Der Bundesnachrichtendienst (BND) erhielt am 12. August 1961 folgende Nachricht:

„Am 11. August 1961 fand eine Konferenz der Parteisekretäre der parteigebundenen Verlage und anderer Parteifunktionäre beim Zentralkomitee der SED (ZK) statt. Hier wurde unter anderem erklärt: […] Die ständig zunehmende Zahl der Flüchtlinge mache es notwendig, die Abriegelung des Ostsektors von Berlin und der Sowjetischen Besatzungszone (SBZ) in den nächsten Tagen – ein genauer Tag wurde nicht genannt – durchzuführen und nicht, wie ursprünglich geplant, erst in 14 Tagen.“

Der „Tag X“ fiel auf die Nacht vom 12. auf den 13. August. Die NVA, 5000 Angehörige der Deutschen Grenzpolizei, 5000 Mitglieder der Schutz- und Kasernierten Volkspolizei sowie 4500 Angehörige der Betriebskampfgruppen begannen, die Straßen und Gleiswege nach West-Berlin zu sperren. Sowjetische Truppen waren an den alliierten Grenzübergängen präsent und in Gefechtsbereitschaft.

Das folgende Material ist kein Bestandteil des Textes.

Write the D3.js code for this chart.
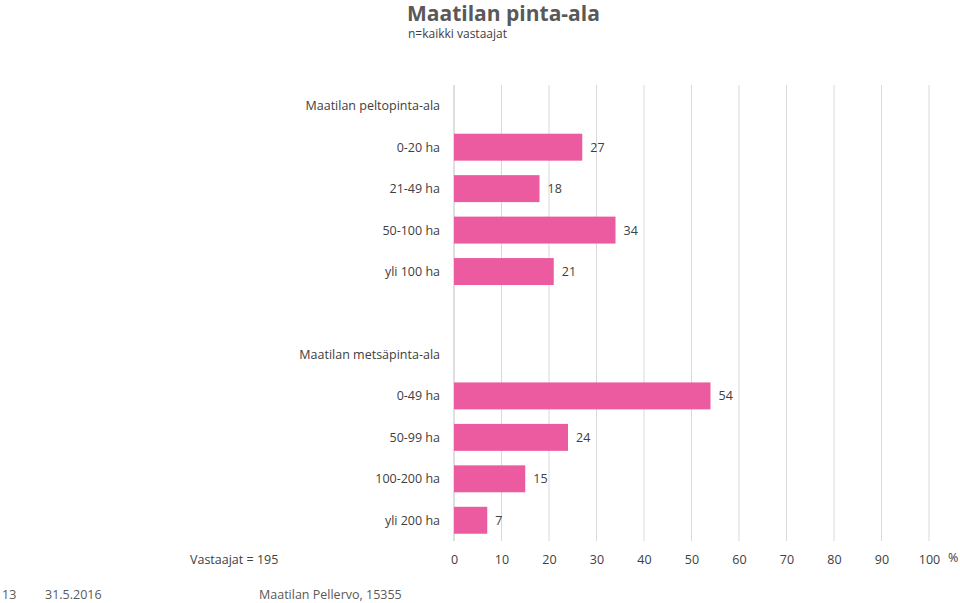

Zunächst wurden die Sektorengrenzen abgeriegelt, wobei oft nur ein Zaun errichtet oder Hauseingänge zugemauert wurden.

Alle noch bestehenden Verkehrsverbindungen zwischen den beiden Teilen Berlins wurden unterbrochen. Dies betraf insbesondere die U-Bahn und S-Bahn, wobei die West-Berliner Linien auf den Tunnelstrecken unter Ost-Berliner Gebiet nur insoweit betroffen waren, dass die Stationen abgesperrt wurden und ein Ein- bzw. Ausstieg nicht mehr möglich war. Ab dem Abend des 13. August fuhren die Züge ohne planmäßigen Halt durch die zu sogenannten „Geisterbahnhöfen“ gewordenen Stationen. Nur die Linien, die den Bahnhof Friedrichstraße berührten, hielten dort zur Nutzung der eingerichteten Grenzübergangsstelle.

In den Tagen nach dem Mauerbau kam es zu Fluchtversuchen, teils aus den Fenstern der unmittelbar an der Grenze stehenden Häuser, deren Fenster in den unteren Geschossen zunächst zugemauert und später die Häuser abgerissen wurden.

Bis September 1961 desertierten 85 Angehörige der Sicherungskräfte nach West-Berlin. Zudem gab es 216 erfolgreiche Fluchtversuche von insgesamt 400 Menschen. Unvergessen sind die Bilder von Flüchtlingen, die an Bettlaken aus den angrenzenden Häusern herabgelassen wurden, einer alten Frau, die in ein Sprungtuch der West-Berliner Feuerwehr fiel, und dem jungen Grenzpolizisten Conrad Schumann, der in der Bernauer Straße über den Stacheldraht sprang.